Much as I would like to stir the pot by suggesting that the Reserve Bank of Australia should and will cut interest rates on Melbourne Cup day, I actually agree with market expectations that it’s now a relative long shot. What’s more, to my mind, the case for a further rate cut anytime soon is quite weak.
The RBA may well cut interest rates again in the first half of 2017, but it will first need to be convinced that its hopes of annual underlying inflation reaching 2% by June next year are unlikely to be realised. In turn, that may take at least one – but likely two – more CPI reports, suggesting the next window for a rate cut could be as early as February, but most likely May. And of course, all this assumes the economy continues to chug along at a close to a trend pace such that the unemployment rate holds near current levels around 5.5%.
Let’s recall what’s happened this past year. We entered 2016 with annual underlying having eased to 2% by the December quarter 2015, and in its February Statement of Monetary Policy (SMP), the RBA indicated it was expecting underlying inflation to hold at 2% by the June quarter 2016. Then came the shock March quarter CPI, which saw annual underlying inflation drop to 1.5%.
Gobsmacked, the RBA took on board this number and – together with a navel gazing re-think of its medium-term inflation outlook (particularly in light of stubbornly weak wages growth and business liaison suggesting intense retail competitive pressures), it slashed it forecasts for annual underlying inflation over the next two years from 2.5% to 2%. It now predicted annual underlying inflation would only be 1.5% in the June quarter, and pushed out its expectation for when underlying inflation would reach 2% another year until the June quarter 2017.
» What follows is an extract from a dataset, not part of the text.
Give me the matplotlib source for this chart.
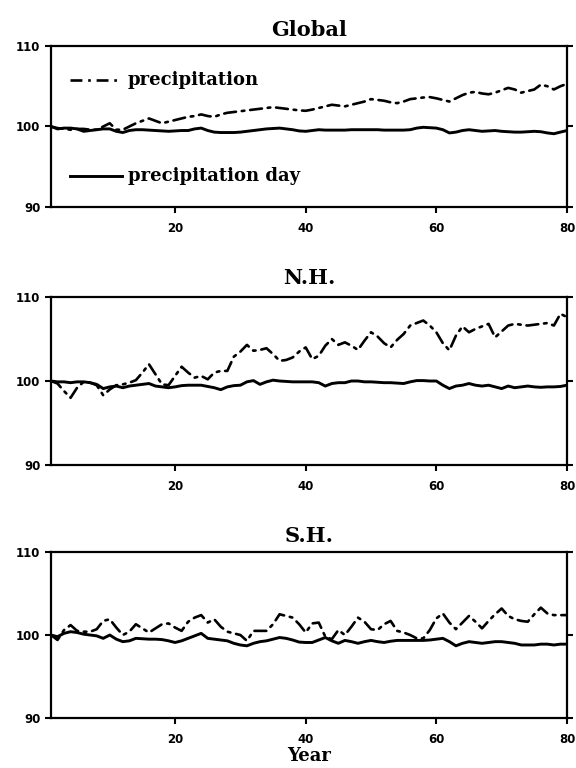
import numpy as np
import matplotlib
matplotlib.use("Agg")
import matplotlib.pyplot as plt

years = np.arange(1, 81)

global_precip = [
    100.0, 99.8, 99.7, 99.6, 99.7, 99.7, 99.6, 99.6, 100.0, 100.4,
    99.6, 99.6, 100.0, 100.4, 100.7, 101.0, 100.7, 100.4, 100.6, 100.8,
    101.0, 101.2, 101.3, 101.5, 101.3, 101.2, 101.5, 101.7, 101.8, 101.9,
    102.0, 102.1, 102.2, 102.3, 102.4, 102.3, 102.2, 102.1, 102.0, 101.95,
    102.1, 102.3, 102.5, 102.7, 102.6, 102.5, 102.7, 102.9, 103.1, 103.4,
    103.3, 103.2, 103.0, 102.9, 103.1, 103.4, 103.5, 103.6, 103.65, 103.5,
    103.3, 103.1, 103.5, 103.9, 104.2, 104.3, 104.1, 104.0, 104.2, 104.5,
    104.8, 104.6, 104.2, 104.4, 104.6, 105.2, 105.0, 104.6, 105.0, 105.3,
]
global_day = [
    100.0, 99.7, 99.8, 99.8, 99.7, 99.4, 99.5, 99.6, 99.7, 99.7,
    99.4, 99.25, 99.5, 99.6, 99.6, 99.55, 99.5, 99.45, 99.4, 99.45,
    99.5, 99.5, 99.7, 99.8, 99.5, 99.3, 99.25, 99.25, 99.25, 99.3,
    99.4, 99.5, 99.6, 99.7, 99.75, 99.8, 99.7, 99.6, 99.45, 99.4,
    99.5, 99.6, 99.55, 99.55, 99.55, 99.55, 99.6, 99.6, 99.6, 99.6,
    99.6, 99.55, 99.55, 99.55, 99.55, 99.6, 99.8, 99.9, 99.85, 99.8,
    99.6, 99.2, 99.3, 99.5, 99.6, 99.5, 99.4, 99.45, 99.5, 99.4,
    99.35, 99.3, 99.3, 99.35, 99.4, 99.35, 99.2, 99.1, 99.3, 99.5,
]
nh_precip = [
    100.0, 99.7, 98.8, 98.0, 99.2, 99.9, 99.8, 99.5, 98.3, 99.0,
    99.5, 99.6, 99.8, 100.1, 101.0, 102.0, 100.8, 99.6, 99.5, 100.6,
    101.7, 101.0, 100.4, 100.6, 100.2, 101.0, 101.2, 101.2, 102.9, 103.5,
    104.3, 103.6, 103.7, 103.9, 103.2, 102.4, 102.5, 102.8, 103.5, 104.0,
    102.6, 103.0, 104.2, 105.0, 104.3, 104.6, 104.2, 103.7, 104.8, 105.8,
    105.3, 104.5, 104.0, 104.9, 105.6, 106.6, 106.9, 107.2, 106.6, 105.8,
    104.5, 103.65, 105.4, 106.5, 105.8, 106.2, 106.5, 106.8, 105.2, 105.9,
    106.6, 106.8, 106.7, 106.6, 106.7, 106.8, 106.9, 106.6, 108.0, 107.6,
]
nh_day = [
    100.0, 99.9, 99.9, 99.8, 99.9, 99.9, 99.8, 99.6, 99.1, 99.3,
    99.4, 99.2, 99.4, 99.5, 99.6, 99.7, 99.4, 99.3, 99.2, 99.3,
    99.45, 99.5, 99.5, 99.5, 99.35, 99.2, 98.97, 99.3, 99.45, 99.5,
    99.9, 100.05, 99.6, 99.9, 100.1, 100.0, 99.95, 99.9, 99.9, 99.9,
    99.9, 99.8, 99.4, 99.7, 99.8, 99.8, 100.0, 100.0, 99.9, 99.9,
    99.85, 99.8, 99.8, 99.75, 99.7, 99.9, 100.05, 100.05, 100.0, 100.0,
    99.5, 99.1, 99.4, 99.5, 99.7, 99.5, 99.4, 99.5, 99.3, 99.1,
    99.4, 99.2, 99.3, 99.4, 99.3, 99.25, 99.3, 99.3, 99.35, 99.5,
]
sh_precip = [
    100.0, 99.4, 100.6, 101.2, 100.5, 100.4, 100.4, 100.7, 101.7, 101.9,
    100.9, 100.0, 100.4, 101.3, 100.8, 100.3, 100.8, 101.3, 101.4, 100.9,
    100.5, 101.6, 102.1, 102.4, 101.5, 101.9, 101.0, 100.4, 100.2, 100.0,
    99.3, 100.5, 100.5, 100.5, 101.3, 102.5, 102.3, 102.1, 101.3, 100.3,
    101.4, 101.5, 99.8, 99.5, 100.6, 100.0, 101.0, 102.1, 101.6, 100.7,
    100.6, 101.3, 101.7, 100.5, 100.3, 100.0, 99.6, 99.6, 100.6, 102.0,
    102.6, 101.5, 100.7, 101.5, 102.3, 101.6, 100.8, 101.7, 102.5, 103.2,
    102.3, 101.9, 101.7, 101.6, 102.5, 103.3, 102.6, 102.4, 102.4, 102.4,
]
sh_day = [
    100.0, 99.8, 100.2, 100.4, 100.3, 100.1, 100.0, 99.9, 99.6, 100.0,
    99.5, 99.2, 99.3, 99.6, 99.55, 99.5, 99.5, 99.45, 99.3, 99.1,
    99.3, 99.6, 99.9, 100.2, 99.6, 99.5, 99.4, 99.3, 99.0, 98.8,
    98.7, 99.0, 99.2, 99.3, 99.5, 99.7, 99.6, 99.4, 99.15, 99.1,
    99.1, 99.4, 99.7, 99.3, 99.0, 99.35, 99.2, 99.0, 99.2, 99.35,
    99.2, 99.1, 99.25, 99.35, 99.35, 99.35, 99.35, 99.35, 99.4, 99.5,
    99.6, 99.2, 98.7, 99.0, 99.2, 99.1, 99.0, 99.1, 99.2, 99.2,
    99.1, 99.0, 98.8, 98.8, 98.8, 98.9, 98.9, 98.8, 98.9, 98.9,
]

panel_titles = ["Global", "N.H.", "S.H."]
legend_labels = ["precipitation", "precipitation day"]
x_ticks = [20, 40, 60, 80]
y_ticks = [90, 100, 110]

SERIF = "DejaVu Serif"
DASHDOT = (0, (4.5, 2.2, 1.0, 2.2))

fig = plt.figure(figsize=(5.76, 7.68), dpi=100)
positions = [
    [0.0885, 0.7305, 0.8958, 0.2096],
    [0.0885, 0.3945, 0.8958, 0.2188],
    [0.0885, 0.0651, 0.8958, 0.2161],
]
series = [
    (global_precip, global_day),
    (nh_precip, nh_day),
    (sh_precip, sh_day),
]
title_pads = [7, 9, 7]

for i, (pos, (pr, dy), title) in enumerate(zip(positions, series, panel_titles)):
    ax = fig.add_axes(pos)
    ax.plot(years, pr, color="black", lw=1.9, linestyle=DASHDOT,
            dash_capstyle="round")
    ax.plot(years, dy, color="black", lw=2.1, solid_joinstyle="round")
    ax.set_xlim(1, 80)
    ax.set_ylim(90, 110)
    ax.set_xticks(x_ticks)
    ax.set_yticks(y_ticks)
    for sp in ax.spines.values():
        sp.set_linewidth(1.6)
    ax.tick_params(axis="both", direction="out", length=4.5, width=1.5,
                   labelsize=8.5, pad=3)
    ax.tick_params(axis="x", pad=6)
    ax.tick_params(axis="y", right=True, labelright=False)
    for lab in ax.get_xticklabels() + ax.get_yticklabels():
        lab.set_fontweight("heavy")
    ax.set_title(title, family=SERIF, fontweight="bold", fontsize=15,
                 pad=title_pads[i])
    if i == 0:
        ax.plot([0.037, 0.138], [0.79, 0.79], transform=ax.transAxes,
                color="black", lw=1.9, linestyle=DASHDOT)
        ax.text(0.149, 0.79, legend_labels[0], transform=ax.transAxes,
                family=SERIF, fontweight="bold", fontsize=13, va="center")
        ax.plot([0.037, 0.138], [0.19, 0.19], transform=ax.transAxes,
                color="black", lw=2.1)
        ax.text(0.149, 0.19, legend_labels[1], transform=ax.transAxes,
                family=SERIF, fontweight="bold", fontsize=13, va="center")
    if i == 2:
        ax.set_xlabel("Year", family=SERIF, fontweight="bold", fontsize=13,
                      labelpad=1)

fig.savefig("out.png", dpi=100)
The RBA cut rates in May based on these revised forecasts, which were publically released a few days later in the May SMP. Once underlying inflation was confirmed at only 1.5% in the June quarter CPI report, the RBA then cut rates again in August – completing a 0.5% adjustment down in rates to reflect the 0.5% downward revision to its medium-term inflation outlook. Notably, however, the RBA did not revise down its inflation forecasts further in the August SMP, which is why rates were left on hold in September and October.
Heading into the November meeting, the key issue was whether the September quarter CPI would, as with the March quarter, surprise on the downside – which might have forced the RBA to revise down its inflation forecasts even further and, going by its May precedent, likely cut rates on Melbourne Cup day.
As it turned out, the CPI outcome was broadly in line with RBA expectations: allowing for rounding, that RBA has likely concluded annual underlying inflation held at 1.5% in the September quarter, meaning the RBA is unlikely to revise its inflation forecasts again when the November SMP is released a few days after the Board meeting.
With the inflation outlook unchanged, there’s no case to cut rates in November. It’s that simple.
That said, as noted above, the RBA’s current inflation projections – likely retained in the November SMP – do contain the expectation that annual underlying inflation will rise to 2% by the June quarter next year, largely because of a firming in labour costs.
Barring any sudden shock to the economy, it’s whether this forecast turns out to be correct or not that will likely determine whether the RBA cuts interest rates again. And as noted above, I doubt the RBA will have enough convincing information to make that call at least until May next year, following the March quarter 2017 CPI result.
Of course, all this begs the question: what will happen to inflation? Given the now stubbornly high $A, likely continued intense retail sector competition, and the likely easing in housing costs pressures (especially rents) over the coming year, a lot is riding on higher labour costs to push up inflation. I suspect underlying inflation will struggle to get back to 2% that quickly.
The bigger question is then how newly installed RBA Governor Phillip Lowe reacts. While he has recently emphasised a desire to interpret the 2 to 3% inflation target flexibly – noting its medium-term nature – he’s also mindful of the risk of letting inflation expectations dropping too far if stubbornly low inflation persists too long. That would make it even harder to get inflation back up again.
All that leads me to conclude there’s still a good chance of a rate cut in 2017.